- _WHAT THE TASK REQUIRES_
Nothing but the lines from the top of the data to the line holding "0.14,0.11,0.08,0.04,0.02,0.00,0.00];" should be printed, word for word and both ends included; leave the pictures out.

------------------------------------------------

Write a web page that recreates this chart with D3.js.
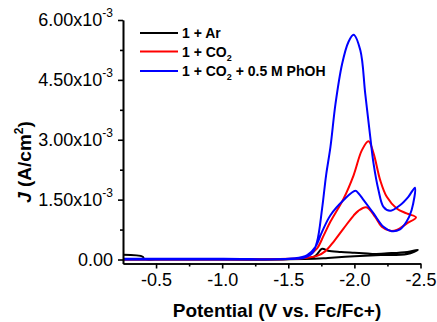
<html>
<head>
<meta charset="utf-8">
<script src="https://cdn.jsdelivr.net/npm/d3@7"></script>
<style>
    body{ margin:0; background:#fff; }
    svg{ font-family: "Liberation Sans", Arial, sans-serif; }
    .axis path, .axis line{ stroke:#000; stroke-width:1.6; }
    .axis text{ font-size:18px; fill:#000; font-family:"Liberation Sans", Arial, sans-serif; }
</style>
</head>
<body>
<svg id="chart" width="437" height="322"></svg>
<script>
    // potential in V vs Fc/Fc+, current density in 1e-3 A/cm2
    var arPotential  = [-0.25,-0.40,-0.41,-0.50,-1.00,-1.55,-1.70,-1.756,-1.80,-1.90,-2.00,-2.10,-2.15,-2.25,-2.40,-2.48,
                        -2.40,-2.20,-2.00,-1.80,-1.70,-1.00,-0.25];
    var arCurrent    = [0.12,0.07,0.01,0.00,0.00,0.01,0.08,0.27,0.22,0.19,0.17,0.15,0.14,0.155,0.19,0.24,
                        0.14,0.11,0.08,0.04,0.02,0.00,0.00];

    var co2Potential = [-0.25,-1.00,-1.50,-1.60,-1.656,-1.718,-1.769,-1.819,-1.919,-1.994,-2.057,-2.107,-2.145,-2.195,-2.245,-2.32,-2.395,-2.466,
                        -2.395,-2.32,-2.27,-2.207,-2.157,-2.09,-2.03,-1.994,-1.919,-1.844,-1.781,-1.718,-1.60,-1.00,-0.25];
    var co2Current   = [0.00,0.00,0.01,0.03,0.11,0.28,0.61,0.95,1.53,2.11,2.74,2.96,2.66,1.99,1.57,1.28,1.155,1.055,
                        0.90,0.74,0.72,0.82,1.07,1.31,1.22,1.10,0.78,0.45,0.21,0.09,0.03,0.01,0.01];

    var phohPotential = [-0.25,-1.00,-1.50,-1.618,-1.681,-1.718,-1.756,-1.786,-1.819,-1.857,-1.907,-1.955,-1.994,-2.045,-2.082,-2.12,-2.145,-2.182,-2.22,-2.27,-2.345,-2.408,-2.458,
                         -2.433,-2.395,-2.345,-2.282,-2.22,-2.145,-2.07,-2.032,-2.007,-1.919,-1.819,-1.756,-1.706,-1.643,-1.55,-1.00,-0.25];
    var phohCurrent   = [0.00,0.00,0.01,0.045,0.155,0.45,1.28,2.11,2.82,3.90,4.90,5.45,5.63,5.24,4.155,3.07,2.40,1.74,1.32,1.22,1.36,1.57,1.80,
                         1.24,0.95,0.755,0.71,0.82,1.155,1.49,1.655,1.72,1.49,1.11,0.70,0.32,0.11,0.03,0.02,0.02];

    var seriesNames  = ["1 + Ar", "1 + CO2", "1 + CO2 + 0.5 M PhOH"];
    var seriesColors = ["#000000", "#ff0000", "#0000ff"];

    var xMajor = [-0.5,-1.0,-1.5,-2.0,-2.5];
    var xMinor = [-0.75,-1.25,-1.75,-2.25];
    var yMajor = [0, 0.0015, 0.003, 0.0045, 0.006];
    var yMinor = [0.00075, 0.00225, 0.00375, 0.00525];

    var svg = d3.select("#chart");
    var x = d3.scaleLinear().domain([-0.25,-2.5]).range([123,420.5]);
    var y = d3.scaleLinear().domain([-0.0001,0.006]).range([263.5,20]);

    function toPoints(p, c){
        return p.map(function(v,i){ return [v, c[i]*1e-3]; });
    }
    var series = [toPoints(arPotential, arCurrent), toPoints(co2Potential, co2Current), toPoints(phohPotential, phohCurrent)];

    var line = d3.line()
        .x(function(d){ return x(d[0]); })
        .y(function(d){ return y(d[1]); })
        .curve(d3.curveCatmullRom.alpha(0.5));

    svg.selectAll("path.cv").data(series).enter().append("path")
        .attr("class","cv")
        .attr("d", line)
        .attr("fill","none")
        .attr("stroke", function(d,i){ return seriesColors[i]; })
        .attr("stroke-width",2)
        .attr("stroke-linejoin","round");

    // axes
    svg.append("g").attr("class","axis").attr("transform","translate(0,263.5)")
        .call(d3.axisBottom(x).tickValues(xMajor).tickSize(5).tickSizeOuter(0).tickPadding(5)
            .tickFormat(function(d){ return d.toFixed(1); }));
    svg.append("g").attr("class","axis").attr("transform","translate(0,263.5)")
        .call(d3.axisBottom(x).tickValues(xMinor).tickSize(3).tickSizeOuter(0).tickFormat(""));

    var yAxis = svg.append("g").attr("class","axis").attr("transform","translate(123,0)")
        .call(d3.axisLeft(y).tickValues(yMajor).tickSize(5).tickSizeOuter(0).tickPadding(5));
    svg.append("g").attr("class","axis").attr("transform","translate(123,0)")
        .call(d3.axisLeft(y).tickValues(yMinor).tickSize(3).tickSizeOuter(0).tickFormat(""));

    yAxis.selectAll(".tick text").each(function(d){
        var t = d3.select(this);
        if (d === 0){
            t.text("0.00");
        } else {
            t.text((d*1000).toFixed(2) + "x10");
            t.append("tspan").attr("dy","-9").attr("font-size","12px").text("-3");
        }
    });

    // axis titles
    svg.append("text")
        .attr("x",277).attr("y",317)
        .attr("text-anchor","middle")
        .attr("font-size","19px").attr("font-weight","bold")
        .text("Potential (V vs. Fc/Fc+)");

    var yTitle = svg.append("text")
        .attr("transform","translate(31,162) rotate(-90)")
        .attr("text-anchor","middle")
        .attr("font-size","19px").attr("font-weight","bold");
    yTitle.append("tspan").attr("font-style","italic").text("J");
    yTitle.append("tspan").text(" (A/cm");
    yTitle.append("tspan").attr("dy","-8").attr("font-size","12px").text("2");
    yTitle.append("tspan").attr("dy","8").text(")");

    // legend
    var legendY = [33, 51.5, 71];
    var legend = svg.selectAll("g.legend").data(seriesNames).enter().append("g")
        .attr("class","legend")
        .attr("transform", function(d,i){ return "translate(140," + legendY[i] + ")"; });
    legend.append("line")
        .attr("x1",0).attr("x2",38).attr("y1",0).attr("y2",0)
        .attr("stroke", function(d,i){ return seriesColors[i]; })
        .attr("stroke-width",2);
    legend.append("text")
        .attr("x",42).attr("y",5)
        .attr("font-size","14px").attr("font-weight","bold")
        .each(function(d){
            var t = d3.select(this);
            var parts = d.split("CO2");
            t.append("tspan").text(parts[0]);
            if (parts.length > 1){
                t.append("tspan").text("CO");
                t.append("tspan").attr("dy","4").attr("font-size","9px").text("2");
                t.append("tspan").attr("dy","-4").text(parts[1]);
            }
        });
</script>
</body>
</html>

------------------------------------------------

- _SOLUTION TO THIS EXERCISE_
Write a web page that recreates this chart with D3.js.
<html>
<head>
<meta charset="utf-8">
<script src="https://cdn.jsdelivr.net/npm/d3@7"></script>
<style>
    body{ margin:0; background:#fff; }
    svg{ font-family: "Liberation Sans", Arial, sans-serif; }
    .axis path, .axis line{ stroke:#000; stroke-width:1.6; }
    .axis text{ font-size:18px; fill:#000; font-family:"Liberation Sans", Arial, sans-serif; }
</style>
</head>
<body>
<svg id="chart" width="437" height="322"></svg>
<script>
    // potential in V vs Fc/Fc+, current density in 1e-3 A/cm2
    var arPotential  = [-0.25,-0.40,-0.41,-0.50,-1.00,-1.55,-1.70,-1.756,-1.80,-1.90,-2.00,-2.10,-2.15,-2.25,-2.40,-2.48,
                        -2.40,-2.20,-2.00,-1.80,-1.70,-1.00,-0.25];
    var arCurrent    = [0.12,0.07,0.01,0.00,0.00,0.01,0.08,0.27,0.22,0.19,0.17,0.15,0.14,0.155,0.19,0.24,
                        0.14,0.11,0.08,0.04,0.02,0.00,0.00];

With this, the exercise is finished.